Goal
Can you transcribe every line exactly and leave the pictures behind?

Data block
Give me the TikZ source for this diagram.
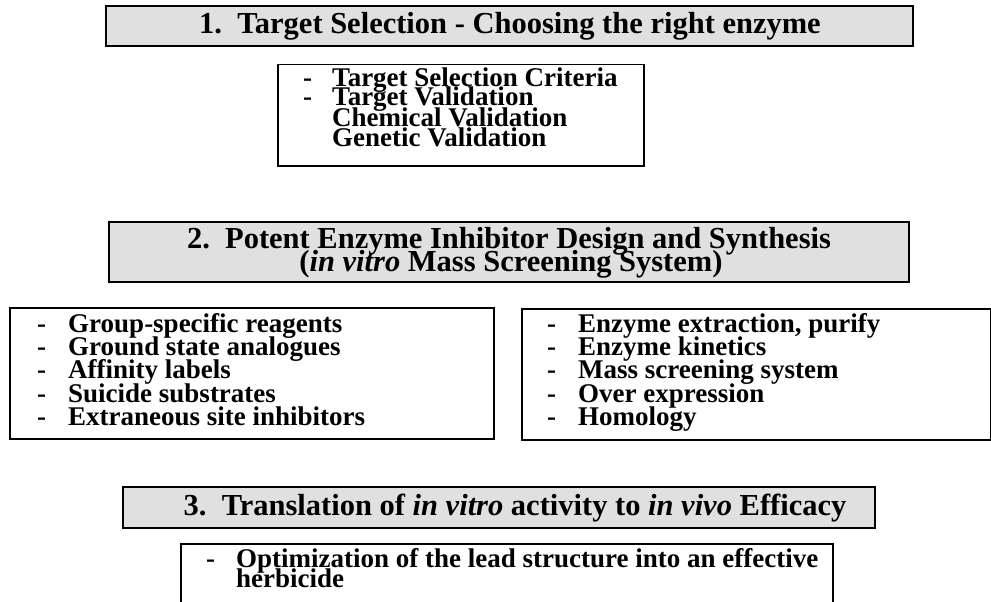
\documentclass[tikz,border=0pt]{standalone}
\usepackage{fontspec}
\setmainfont{Liberation Serif}
\newcommand\dashline[2]{\makebox[#1][l]{-}#2}
\begin{document}
\begin{tikzpicture}[x=1pt, y=-1pt,
  hdrbox/.style={draw=black, line width=1.8pt, fill=black!12, inner sep=0pt, anchor=north west},
  lstbox/.style={draw=black, line width=1.5pt, inner sep=0pt, anchor=north west},
  hdrtxt/.style={font=\bfseries\fontsize{30.5}{23}\selectfont, inner sep=0pt, anchor=base},
  lsttxt/.style={font=\bfseries\fontsize{27}{20}\selectfont, inner sep=0pt, anchor=base west},
]
\useasboundingbox (0,0) rectangle (991,602);

% ---- 1 ----
\node[hdrbox, minimum width=807pt, minimum height=40pt] (h1) at (105,5) {};
\node[hdrtxt] (h1t) at (510,34) {1.\hspace{0.5em}Target Selection - Choosing the right enzyme};

\node[lstbox, minimum width=366pt, minimum height=101pt] (l1) at (277,64) {};
\node[lsttxt] (l1a) at (303,86) {\dashline{29pt}{Target Selection Criteria}};
\node[lsttxt] (l1b) at (303,106) {\dashline{29pt}{Target Validation}};
\node[lsttxt] (l1c) at (332,126) {Chemical Validation};
\node[lsttxt] (l1d) at (332,146) {Genetic Validation};

% ---- 2 ----
\node[hdrbox, minimum width=800pt, minimum height=60pt] (h2) at (108,221) {};
\node[hdrtxt] (h2a) at (509,248) {2.\hspace{0.5em}Potent Enzyme Inhibitor Design and Synthesis};
\node[hdrtxt] (h2b) at (511,271) {(\textit{in vitro} Mass Screening System)};

\node[lstbox, minimum width=484pt, minimum height=131pt] (l2) at (9,307) {};
\node[lsttxt] (l2a) at (37,332) {\dashline{31pt}{Group-specific reagents}};
\node[lsttxt] (l2b) at (37,355.3) {\dashline{31pt}{Ground state analogues}};
\node[lsttxt] (l2c) at (37,378.6) {\dashline{31pt}{Affinity labels}};
\node[lsttxt] (l2d) at (37,402) {\dashline{31pt}{Suicide substrates}};
\node[lsttxt] (l2e) at (37,425) {\dashline{31pt}{Extraneous site inhibitors}};

\node[lstbox, minimum width=469pt, minimum height=131pt] (r2) at (521,308) {};
\node[lsttxt] (r2a) at (547,332) {\dashline{31pt}{Enzyme extraction, purify}};
\node[lsttxt] (r2b) at (547,355.3) {\dashline{31pt}{Enzyme kinetics}};
\node[lsttxt] (r2c) at (547,378.6) {\dashline{31pt}{Mass screening system}};
\node[lsttxt] (r2d) at (547,402) {\dashline{31pt}{Over expression}};
\node[lsttxt] (r2e) at (547,425) {\dashline{31pt}{Homology}};

% ---- 3 ----
\node[hdrbox, minimum width=752pt, minimum height=41pt] (h3) at (122,486) {};
\node[hdrtxt] (h3t) at (515,515) {3.\hspace{0.5em}Translation of \textit{in vitro} activity to \textit{in vivo} Efficacy};

\node[lstbox, minimum width=652pt, minimum height=80pt] (l3) at (180,543) {};
\node[lsttxt] (l3a) at (206,567) {\dashline{30pt}{Optimization of the lead structure into an effective}};
\node[lsttxt] (l3b) at (236,587) {herbicide};
\end{tikzpicture}
\end{document}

Answer to this exercise
Give me the TikZ source for this diagram.
\documentclass[tikz,border=0pt]{standalone}
\usepackage{fontspec}
\setmainfont{Liberation Serif}
\newcommand\dashline[2]{\makebox[#1][l]{-}#2}
\begin{document}
\begin{tikzpicture}[x=1pt, y=-1pt,
  hdrbox/.style={draw=black, line width=1.8pt, fill=black!12, inner sep=0pt, anchor=north west},
  lstbox/.style={draw=black, line width=1.5pt, inner sep=0pt, anchor=north west},
  hdrtxt/.style={font=\bfseries\fontsize{30.5}{23}\selectfont, inner sep=0pt, anchor=base},
  lsttxt/.style={font=\bfseries\fontsize{27}{20}\selectfont, inner sep=0pt, anchor=base west},
]
\useasboundingbox (0,0) rectangle (991,602);

% ---- 1 ----
\node[hdrbox, minimum width=807pt, minimum height=40pt] (h1) at (105,5) {};
\node[hdrtxt] (h1t) at (510,34) {1.\hspace{0.5em}Target Selection - Choosing the right enzyme};

\node[lstbox, minimum width=366pt, minimum height=101pt] (l1) at (277,64) {};
\node[lsttxt] (l1a) at (303,86) {\dashline{29pt}{Target Selection Criteria}};
\node[lsttxt] (l1b) at (303,106) {\dashline{29pt}{Target Validation}};
\node[lsttxt] (l1c) at (332,126) {Chemical Validation};
\node[lsttxt] (l1d) at (332,146) {Genetic Validation};

% ---- 2 ----
\node[hdrbox, minimum width=800pt, minimum height=60pt] (h2) at (108,221) {};
\node[hdrtxt] (h2a) at (509,248) {2.\hspace{0.5em}Potent Enzyme Inhibitor Design and Synthesis};
\node[hdrtxt] (h2b) at (511,271) {(\textit{in vitro} Mass Screening System)};

\node[lstbox, minimum width=484pt, minimum height=131pt] (l2) at (9,307) {};
\node[lsttxt] (l2a) at (37,332) {\dashline{31pt}{Group-specific reagents}};
\node[lsttxt] (l2b) at (37,355.3) {\dashline{31pt}{Ground state analogues}};
\node[lsttxt] (l2c) at (37,378.6) {\dashline{31pt}{Affinity labels}};
\node[lsttxt] (l2d) at (37,402) {\dashline{31pt}{Suicide substrates}};
\node[lsttxt] (l2e) at (37,425) {\dashline{31pt}{Extraneous site inhibitors}};

\node[lstbox, minimum width=469pt, minimum height=131pt] (r2) at (521,308) {};
\node[lsttxt] (r2a) at (547,332) {\dashline{31pt}{Enzyme extraction, purify}};
\node[lsttxt] (r2b) at (547,355.3) {\dashline{31pt}{Enzyme kinetics}};
\node[lsttxt] (r2c) at (547,378.6) {\dashline{31pt}{Mass screening system}};
\node[lsttxt] (r2d) at (547,402) {\dashline{31pt}{Over expression}};
\node[lsttxt] (r2e) at (547,425) {\dashline{31pt}{Homology}};

% ---- 3 ----
\node[hdrbox, minimum width=752pt, minimum height=41pt] (h3) at (122,486) {};
\node[hdrtxt] (h3t) at (515,515) {3.\hspace{0.5em}Translation of \textit{in vitro} activity to \textit{in vivo} Efficacy};

\node[lstbox, minimum width=652pt, minimum height=80pt] (l3) at (180,543) {};
\node[lsttxt] (l3a) at (206,567) {\dashline{30pt}{Optimization of the lead structure into an effective}};
\node[lsttxt] (l3b) at (236,587) {herbicide};
\end{tikzpicture}
\end{document}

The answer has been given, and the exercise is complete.